I created a test project to test the one-bit DAC. The RTL consists of a sine wave generator connected to an instance of the one-bit DAC. The top-level module output ports include:

The 16-bit PCM sine wave signal (Verilator build only)
The one-bit DAC output signal
The stage-1 accumulator overflow detect signal from the one-bit DAC (Verilator build only).
The stage-2 accumulator overflow detect signal from the one-bit DAC (Verilator build only).

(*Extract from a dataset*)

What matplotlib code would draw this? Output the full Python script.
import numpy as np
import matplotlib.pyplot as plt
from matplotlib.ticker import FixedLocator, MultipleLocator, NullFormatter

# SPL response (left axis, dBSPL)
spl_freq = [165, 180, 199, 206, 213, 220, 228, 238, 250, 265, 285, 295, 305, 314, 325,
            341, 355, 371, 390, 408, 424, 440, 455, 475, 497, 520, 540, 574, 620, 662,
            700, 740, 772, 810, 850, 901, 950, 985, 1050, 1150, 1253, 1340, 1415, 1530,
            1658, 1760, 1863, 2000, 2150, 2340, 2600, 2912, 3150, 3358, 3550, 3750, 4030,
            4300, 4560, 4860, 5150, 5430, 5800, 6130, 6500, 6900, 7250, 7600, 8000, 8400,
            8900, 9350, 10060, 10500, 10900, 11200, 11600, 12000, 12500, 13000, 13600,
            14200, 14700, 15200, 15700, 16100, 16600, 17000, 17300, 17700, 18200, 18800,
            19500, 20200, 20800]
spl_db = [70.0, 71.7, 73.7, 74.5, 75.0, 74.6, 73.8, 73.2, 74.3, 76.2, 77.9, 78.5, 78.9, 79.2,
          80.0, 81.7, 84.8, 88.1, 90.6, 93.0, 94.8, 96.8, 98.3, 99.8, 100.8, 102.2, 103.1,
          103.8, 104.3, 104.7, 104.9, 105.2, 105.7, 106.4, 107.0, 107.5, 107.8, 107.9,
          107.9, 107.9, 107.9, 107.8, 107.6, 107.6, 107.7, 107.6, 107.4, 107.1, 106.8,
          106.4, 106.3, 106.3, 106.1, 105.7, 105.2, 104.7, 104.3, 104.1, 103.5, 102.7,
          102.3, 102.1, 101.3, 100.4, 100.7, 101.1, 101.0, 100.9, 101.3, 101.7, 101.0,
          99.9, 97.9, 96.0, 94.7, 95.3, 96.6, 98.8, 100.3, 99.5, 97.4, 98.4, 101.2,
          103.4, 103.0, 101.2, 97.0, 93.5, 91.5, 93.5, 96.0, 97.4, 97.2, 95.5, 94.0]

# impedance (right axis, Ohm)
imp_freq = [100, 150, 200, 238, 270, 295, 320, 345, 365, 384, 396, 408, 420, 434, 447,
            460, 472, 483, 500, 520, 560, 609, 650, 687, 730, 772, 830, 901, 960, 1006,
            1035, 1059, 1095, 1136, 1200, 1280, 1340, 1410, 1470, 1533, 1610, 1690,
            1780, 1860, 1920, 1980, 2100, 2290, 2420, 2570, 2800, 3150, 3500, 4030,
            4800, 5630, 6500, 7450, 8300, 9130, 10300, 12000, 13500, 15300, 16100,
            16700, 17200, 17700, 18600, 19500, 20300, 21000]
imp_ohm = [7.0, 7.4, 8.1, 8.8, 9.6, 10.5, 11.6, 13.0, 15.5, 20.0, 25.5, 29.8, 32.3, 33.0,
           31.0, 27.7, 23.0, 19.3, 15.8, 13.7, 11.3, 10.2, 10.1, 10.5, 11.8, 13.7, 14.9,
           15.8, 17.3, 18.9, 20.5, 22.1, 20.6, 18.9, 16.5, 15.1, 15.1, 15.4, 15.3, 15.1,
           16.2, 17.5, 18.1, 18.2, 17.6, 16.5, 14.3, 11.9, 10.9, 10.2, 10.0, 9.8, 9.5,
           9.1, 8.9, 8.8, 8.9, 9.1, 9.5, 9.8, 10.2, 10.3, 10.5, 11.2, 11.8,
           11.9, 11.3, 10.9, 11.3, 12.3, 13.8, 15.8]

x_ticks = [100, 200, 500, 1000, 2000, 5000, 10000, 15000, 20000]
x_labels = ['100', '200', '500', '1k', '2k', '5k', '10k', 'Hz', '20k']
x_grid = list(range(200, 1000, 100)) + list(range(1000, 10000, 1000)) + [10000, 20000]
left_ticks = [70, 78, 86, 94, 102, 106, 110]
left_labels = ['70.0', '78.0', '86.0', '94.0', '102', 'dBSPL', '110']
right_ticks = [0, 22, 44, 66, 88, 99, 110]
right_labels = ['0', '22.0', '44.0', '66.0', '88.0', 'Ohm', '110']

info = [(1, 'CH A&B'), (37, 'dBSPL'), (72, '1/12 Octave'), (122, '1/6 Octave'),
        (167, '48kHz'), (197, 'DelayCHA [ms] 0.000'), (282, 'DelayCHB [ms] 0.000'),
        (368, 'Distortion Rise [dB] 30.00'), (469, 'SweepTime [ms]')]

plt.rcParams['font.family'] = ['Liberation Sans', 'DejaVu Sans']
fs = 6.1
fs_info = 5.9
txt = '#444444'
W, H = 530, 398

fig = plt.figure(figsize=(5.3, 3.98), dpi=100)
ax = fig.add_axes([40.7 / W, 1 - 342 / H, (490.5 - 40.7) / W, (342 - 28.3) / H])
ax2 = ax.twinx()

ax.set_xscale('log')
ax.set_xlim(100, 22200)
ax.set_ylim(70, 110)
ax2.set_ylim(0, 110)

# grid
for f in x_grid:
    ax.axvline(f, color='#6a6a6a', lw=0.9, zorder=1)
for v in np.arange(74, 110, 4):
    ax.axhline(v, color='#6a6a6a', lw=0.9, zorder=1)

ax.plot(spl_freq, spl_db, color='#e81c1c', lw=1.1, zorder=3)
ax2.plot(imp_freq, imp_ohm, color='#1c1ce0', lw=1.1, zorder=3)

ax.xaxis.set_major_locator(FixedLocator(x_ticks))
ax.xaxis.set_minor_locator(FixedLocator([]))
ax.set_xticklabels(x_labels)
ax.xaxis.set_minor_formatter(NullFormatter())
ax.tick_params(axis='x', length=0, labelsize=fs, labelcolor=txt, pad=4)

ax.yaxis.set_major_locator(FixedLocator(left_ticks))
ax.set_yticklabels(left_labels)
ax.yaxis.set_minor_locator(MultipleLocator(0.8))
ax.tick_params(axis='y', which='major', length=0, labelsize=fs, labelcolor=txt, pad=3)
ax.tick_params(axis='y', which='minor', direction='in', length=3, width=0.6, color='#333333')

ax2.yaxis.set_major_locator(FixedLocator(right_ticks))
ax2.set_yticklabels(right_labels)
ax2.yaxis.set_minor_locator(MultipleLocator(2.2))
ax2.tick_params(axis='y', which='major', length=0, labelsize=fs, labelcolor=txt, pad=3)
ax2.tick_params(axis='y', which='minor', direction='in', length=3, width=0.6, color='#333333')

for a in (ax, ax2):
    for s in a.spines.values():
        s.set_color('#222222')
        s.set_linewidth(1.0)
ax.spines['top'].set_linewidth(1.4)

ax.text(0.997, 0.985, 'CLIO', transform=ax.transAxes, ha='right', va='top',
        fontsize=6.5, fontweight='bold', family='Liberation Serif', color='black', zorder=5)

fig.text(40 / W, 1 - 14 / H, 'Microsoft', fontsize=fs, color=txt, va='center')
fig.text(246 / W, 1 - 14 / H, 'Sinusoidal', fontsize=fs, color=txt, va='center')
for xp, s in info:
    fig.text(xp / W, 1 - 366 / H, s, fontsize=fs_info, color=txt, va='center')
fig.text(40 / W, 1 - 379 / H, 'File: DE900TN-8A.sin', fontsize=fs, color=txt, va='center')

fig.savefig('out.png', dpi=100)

Here's the top-level Verilog:

https://github.com/epsilon537/boxlambda/blob/master/gw/projects/audio_dac_test/rtl/audio_dac_test.sv

The Verilator testbench (sim_main.cpp) samples at 12.5MHz the 16-bit PCM signal and the one-bit DAC signal. It writes out the PCM samples as a Python array to pcm_out.py and the DAC samples as a Python array to dac_out.py. The testbench will also flag an error if any accumulator overflows are reported.

The Verilator testbench executes for 0.5s simulated time. Then, a python module (dac_test.py) imports the generated pcm_out.py and dac_out.py and performs the following operations:

The PCM samples and DAC samples are converted to numpy arrays and normalized.
Both signals are sent through a low-pass filter.
An FFT is taken of the filtered signals, so we have a frequency domain view and a time domain view of both signals.
The time domain and the frequency domain versions of the two signals are plotted against each other for visual inspection.
The filtered DAC and PCM signals are correlated against each other. This is done both in the time domain and the frequency domain. If the correlation match is higher than 99%, the test is declared successful.

The test project code is located here:

https://github.com/epsilon537/boxlambda/tree/master/gw/projects/audio_dac_test

See here for instructions to build and run the test yourself.

The YM2149 DAC Test Project - a Chord of Six Pitches.

This test project is a BoxLambda SoC with the YM2149_PSG_system core and the one-bit DAC integrated. Through software, the YM2149_PSG_system core is configured to produce six tones at six different pitches. Similar to the previous test, the Verilator testbench code checks for accumulator overflows and saves the generated audio samples to pcm_out.py and dac_out.py for further analysis in Python.

The Python script (ym2149_test.py) imports the generated dac_out.py and performs the following operations:

The DAC samples are converted to a numpy array and normalized.
The normalized signal is sent through a low-pass filter.
The frequency spectrum of the filtered signal is computed.
The spectrum's frequency bins up to 1000Hz are analyzed and plotted.
Six peak frequencies are identified and matched against the 6 expected pitches. If the deviation is small, the test is declared successful.

The test project code is located here:

https://github.com/epsilon537/boxlambda/tree/master/gw/projects/ym2149_dac_test

See here for instructions to build and run the test yourself.

Dual YM2149 PSG Core Clock Frequency

The core's clock frequency and PSG clock frequency (clock enable) are core module parameters. The core is instantiated with a clock frequency of 50MHz (BoxLambda's system clock domain) and a PSG clock frequency of 2MHz. I set the PSG clock frequency to 2MHz to match the Atari ST.